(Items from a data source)
>>>>

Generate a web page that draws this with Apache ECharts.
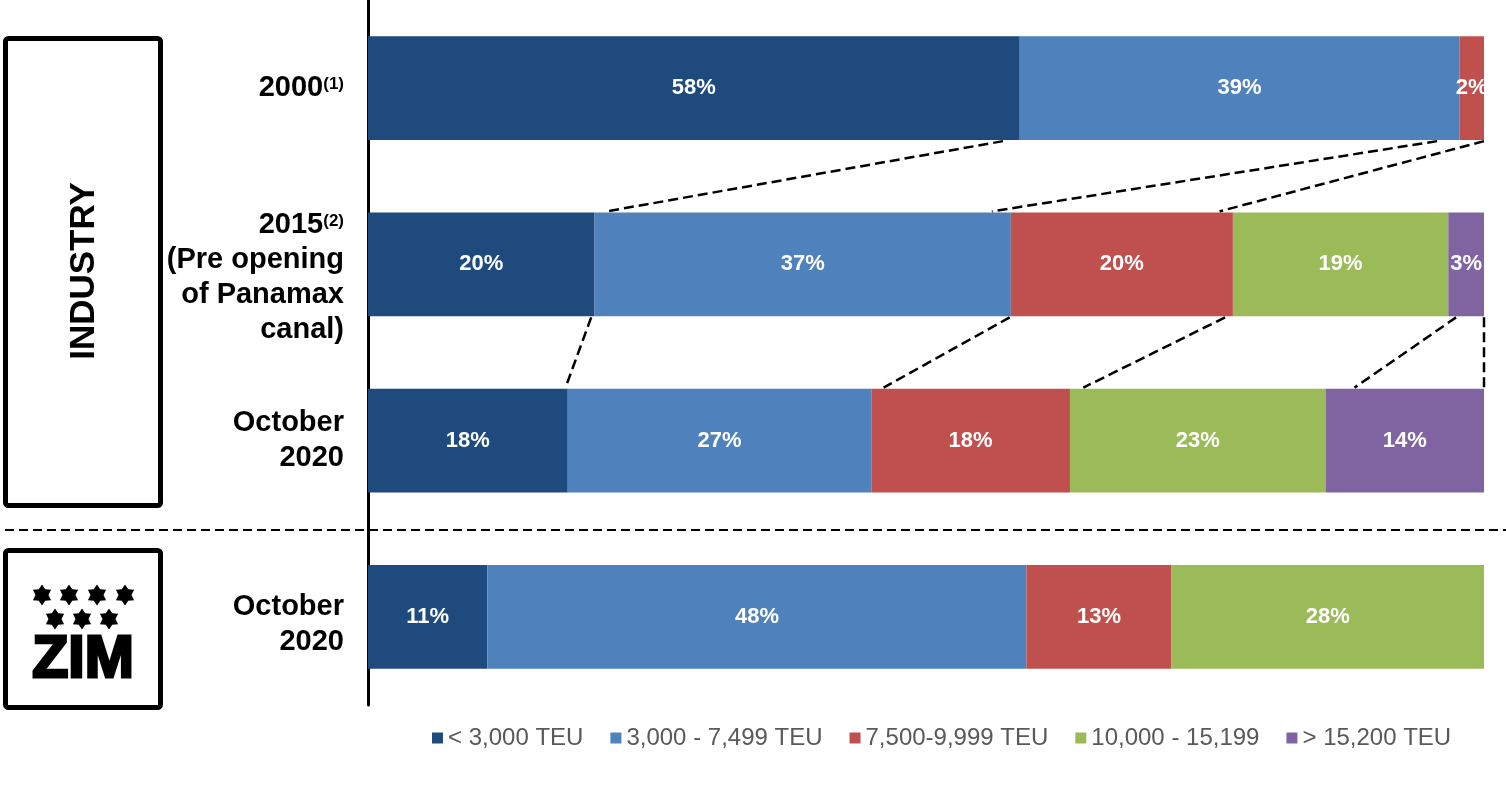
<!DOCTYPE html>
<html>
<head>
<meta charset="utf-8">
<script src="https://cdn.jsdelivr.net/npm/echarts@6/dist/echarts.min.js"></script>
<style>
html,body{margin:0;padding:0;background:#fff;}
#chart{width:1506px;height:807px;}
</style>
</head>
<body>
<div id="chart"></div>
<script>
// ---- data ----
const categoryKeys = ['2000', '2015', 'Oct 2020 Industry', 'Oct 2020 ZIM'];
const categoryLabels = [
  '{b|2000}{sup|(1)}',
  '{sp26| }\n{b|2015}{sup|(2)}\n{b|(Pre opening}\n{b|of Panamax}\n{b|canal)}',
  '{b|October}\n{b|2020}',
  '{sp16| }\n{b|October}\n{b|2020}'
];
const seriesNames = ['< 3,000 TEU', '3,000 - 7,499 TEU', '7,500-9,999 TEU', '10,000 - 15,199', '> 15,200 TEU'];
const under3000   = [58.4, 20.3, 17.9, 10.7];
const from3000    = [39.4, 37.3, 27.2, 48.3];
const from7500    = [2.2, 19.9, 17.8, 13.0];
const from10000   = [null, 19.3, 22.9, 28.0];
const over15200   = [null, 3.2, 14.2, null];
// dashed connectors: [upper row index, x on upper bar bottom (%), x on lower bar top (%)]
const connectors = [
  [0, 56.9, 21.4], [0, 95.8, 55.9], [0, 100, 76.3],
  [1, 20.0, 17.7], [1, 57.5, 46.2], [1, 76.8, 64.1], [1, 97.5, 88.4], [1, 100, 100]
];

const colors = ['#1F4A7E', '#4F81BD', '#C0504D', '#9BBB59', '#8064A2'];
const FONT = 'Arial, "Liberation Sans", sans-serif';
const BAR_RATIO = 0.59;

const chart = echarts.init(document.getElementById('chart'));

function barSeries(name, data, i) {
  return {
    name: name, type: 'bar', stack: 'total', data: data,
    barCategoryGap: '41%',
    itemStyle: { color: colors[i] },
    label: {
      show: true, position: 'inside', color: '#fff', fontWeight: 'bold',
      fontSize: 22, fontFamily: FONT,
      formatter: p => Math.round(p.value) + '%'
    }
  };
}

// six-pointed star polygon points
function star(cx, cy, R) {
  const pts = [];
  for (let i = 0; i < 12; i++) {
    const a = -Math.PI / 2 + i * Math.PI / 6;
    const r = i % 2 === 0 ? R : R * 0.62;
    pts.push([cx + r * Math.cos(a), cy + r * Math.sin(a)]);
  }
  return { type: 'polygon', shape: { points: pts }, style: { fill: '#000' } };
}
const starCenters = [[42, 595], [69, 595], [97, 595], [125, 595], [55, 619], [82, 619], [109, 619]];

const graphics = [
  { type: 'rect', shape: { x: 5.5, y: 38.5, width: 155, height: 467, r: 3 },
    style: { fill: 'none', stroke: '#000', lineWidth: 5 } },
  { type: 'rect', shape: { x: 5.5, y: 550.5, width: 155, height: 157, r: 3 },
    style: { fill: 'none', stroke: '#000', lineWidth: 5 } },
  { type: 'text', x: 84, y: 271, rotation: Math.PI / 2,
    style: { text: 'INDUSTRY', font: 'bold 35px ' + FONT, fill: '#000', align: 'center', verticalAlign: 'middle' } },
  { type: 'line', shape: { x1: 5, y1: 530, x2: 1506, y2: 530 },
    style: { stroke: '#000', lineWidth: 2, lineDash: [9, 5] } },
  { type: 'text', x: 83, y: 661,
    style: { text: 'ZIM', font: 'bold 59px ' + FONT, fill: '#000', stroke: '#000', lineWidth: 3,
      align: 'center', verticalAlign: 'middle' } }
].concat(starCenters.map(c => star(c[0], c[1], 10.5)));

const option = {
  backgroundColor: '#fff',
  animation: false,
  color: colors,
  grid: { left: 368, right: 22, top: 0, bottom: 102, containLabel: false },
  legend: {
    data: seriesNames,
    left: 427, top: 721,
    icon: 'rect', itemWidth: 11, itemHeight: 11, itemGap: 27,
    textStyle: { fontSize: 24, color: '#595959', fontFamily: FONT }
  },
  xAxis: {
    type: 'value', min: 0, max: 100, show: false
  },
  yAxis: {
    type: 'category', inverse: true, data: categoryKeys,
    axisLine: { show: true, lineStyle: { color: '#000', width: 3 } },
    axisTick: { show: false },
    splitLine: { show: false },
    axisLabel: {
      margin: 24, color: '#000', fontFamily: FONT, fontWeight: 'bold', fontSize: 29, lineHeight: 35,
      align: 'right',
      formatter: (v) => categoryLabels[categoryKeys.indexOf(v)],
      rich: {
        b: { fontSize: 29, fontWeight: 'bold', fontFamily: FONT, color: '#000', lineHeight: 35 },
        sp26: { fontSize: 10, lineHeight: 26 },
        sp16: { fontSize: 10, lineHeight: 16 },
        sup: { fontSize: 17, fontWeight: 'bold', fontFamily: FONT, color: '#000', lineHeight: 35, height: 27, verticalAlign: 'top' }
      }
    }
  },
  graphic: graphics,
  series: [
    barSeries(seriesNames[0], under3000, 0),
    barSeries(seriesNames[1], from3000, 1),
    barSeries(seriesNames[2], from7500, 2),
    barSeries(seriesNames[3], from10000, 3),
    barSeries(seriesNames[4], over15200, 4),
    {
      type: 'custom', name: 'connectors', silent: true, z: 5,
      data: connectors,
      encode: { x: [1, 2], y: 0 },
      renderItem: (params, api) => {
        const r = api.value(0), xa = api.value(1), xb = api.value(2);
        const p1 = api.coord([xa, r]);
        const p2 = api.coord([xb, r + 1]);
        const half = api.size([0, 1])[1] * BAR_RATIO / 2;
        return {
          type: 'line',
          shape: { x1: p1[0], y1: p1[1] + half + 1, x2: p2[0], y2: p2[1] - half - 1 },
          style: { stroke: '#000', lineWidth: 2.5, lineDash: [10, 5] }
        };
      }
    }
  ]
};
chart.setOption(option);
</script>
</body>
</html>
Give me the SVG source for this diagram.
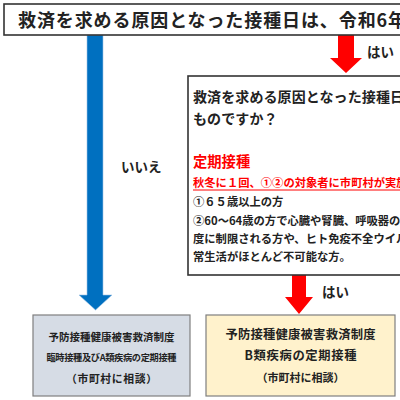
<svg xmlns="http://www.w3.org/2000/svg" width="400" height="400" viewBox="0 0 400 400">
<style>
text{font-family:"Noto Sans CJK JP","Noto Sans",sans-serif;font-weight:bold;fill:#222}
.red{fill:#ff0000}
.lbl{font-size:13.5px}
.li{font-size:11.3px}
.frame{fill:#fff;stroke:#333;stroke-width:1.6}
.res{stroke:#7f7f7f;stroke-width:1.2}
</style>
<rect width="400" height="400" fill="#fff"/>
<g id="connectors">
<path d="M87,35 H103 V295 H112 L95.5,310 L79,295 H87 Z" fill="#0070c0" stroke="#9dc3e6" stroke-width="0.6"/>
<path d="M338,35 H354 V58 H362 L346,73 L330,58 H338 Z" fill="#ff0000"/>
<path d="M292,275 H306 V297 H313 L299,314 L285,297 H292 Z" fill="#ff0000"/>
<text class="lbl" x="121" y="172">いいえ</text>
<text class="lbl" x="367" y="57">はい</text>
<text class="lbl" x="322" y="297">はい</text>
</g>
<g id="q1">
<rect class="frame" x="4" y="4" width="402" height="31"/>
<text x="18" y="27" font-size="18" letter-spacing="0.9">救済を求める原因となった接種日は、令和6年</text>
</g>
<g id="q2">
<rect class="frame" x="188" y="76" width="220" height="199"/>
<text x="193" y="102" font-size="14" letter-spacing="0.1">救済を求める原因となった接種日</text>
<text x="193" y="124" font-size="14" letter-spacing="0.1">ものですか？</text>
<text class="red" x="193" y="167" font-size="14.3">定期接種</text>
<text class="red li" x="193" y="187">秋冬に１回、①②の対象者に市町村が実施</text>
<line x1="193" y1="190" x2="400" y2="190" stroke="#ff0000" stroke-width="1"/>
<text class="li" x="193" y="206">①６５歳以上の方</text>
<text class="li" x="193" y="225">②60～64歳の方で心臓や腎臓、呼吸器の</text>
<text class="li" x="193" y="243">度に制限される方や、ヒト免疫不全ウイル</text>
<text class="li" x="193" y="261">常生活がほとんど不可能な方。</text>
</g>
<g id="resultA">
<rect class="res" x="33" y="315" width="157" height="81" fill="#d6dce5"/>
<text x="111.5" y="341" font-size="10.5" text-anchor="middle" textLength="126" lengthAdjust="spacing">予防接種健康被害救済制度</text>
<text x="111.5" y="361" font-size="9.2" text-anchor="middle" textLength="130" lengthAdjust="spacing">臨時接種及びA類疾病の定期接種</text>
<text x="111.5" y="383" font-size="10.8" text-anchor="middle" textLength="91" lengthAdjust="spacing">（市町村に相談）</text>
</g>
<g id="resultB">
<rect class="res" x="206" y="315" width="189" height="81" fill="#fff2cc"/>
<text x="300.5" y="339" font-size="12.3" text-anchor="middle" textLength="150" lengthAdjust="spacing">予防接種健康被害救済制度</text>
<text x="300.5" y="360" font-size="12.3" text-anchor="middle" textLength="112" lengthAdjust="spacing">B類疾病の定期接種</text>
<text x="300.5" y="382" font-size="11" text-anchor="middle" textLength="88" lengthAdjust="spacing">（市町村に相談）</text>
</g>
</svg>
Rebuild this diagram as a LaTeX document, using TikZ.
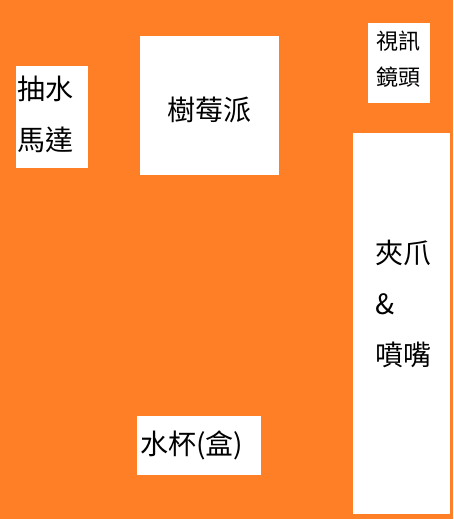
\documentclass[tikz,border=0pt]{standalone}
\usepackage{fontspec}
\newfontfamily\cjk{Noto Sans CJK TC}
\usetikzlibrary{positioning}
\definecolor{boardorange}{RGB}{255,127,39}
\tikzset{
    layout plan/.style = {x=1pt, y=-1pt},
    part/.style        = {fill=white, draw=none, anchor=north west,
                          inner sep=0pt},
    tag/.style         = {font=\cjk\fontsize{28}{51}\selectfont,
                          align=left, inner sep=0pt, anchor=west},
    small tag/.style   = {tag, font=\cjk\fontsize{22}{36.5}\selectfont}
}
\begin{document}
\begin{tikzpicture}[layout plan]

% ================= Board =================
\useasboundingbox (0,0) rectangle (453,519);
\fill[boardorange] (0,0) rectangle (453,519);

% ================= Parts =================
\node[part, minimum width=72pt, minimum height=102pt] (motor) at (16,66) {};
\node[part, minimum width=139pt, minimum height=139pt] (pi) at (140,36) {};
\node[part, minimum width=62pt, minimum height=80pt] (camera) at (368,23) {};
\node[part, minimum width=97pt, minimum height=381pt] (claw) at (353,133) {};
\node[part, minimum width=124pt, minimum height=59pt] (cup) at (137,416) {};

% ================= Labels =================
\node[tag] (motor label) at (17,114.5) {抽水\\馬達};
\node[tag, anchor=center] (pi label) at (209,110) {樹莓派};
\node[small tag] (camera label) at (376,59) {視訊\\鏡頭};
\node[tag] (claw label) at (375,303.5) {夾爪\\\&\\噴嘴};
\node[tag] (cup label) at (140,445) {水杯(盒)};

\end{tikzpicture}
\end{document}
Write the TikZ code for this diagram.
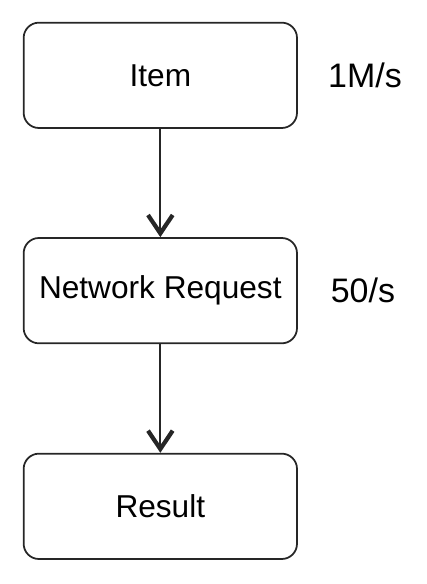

<<<<

Gather each line holding the string "diagram".

→ **Expected output**
Give me the SVG source for this diagram.
Rebuild this diagram as a LaTeX document, using TikZ.
Write the TikZ code for this diagram.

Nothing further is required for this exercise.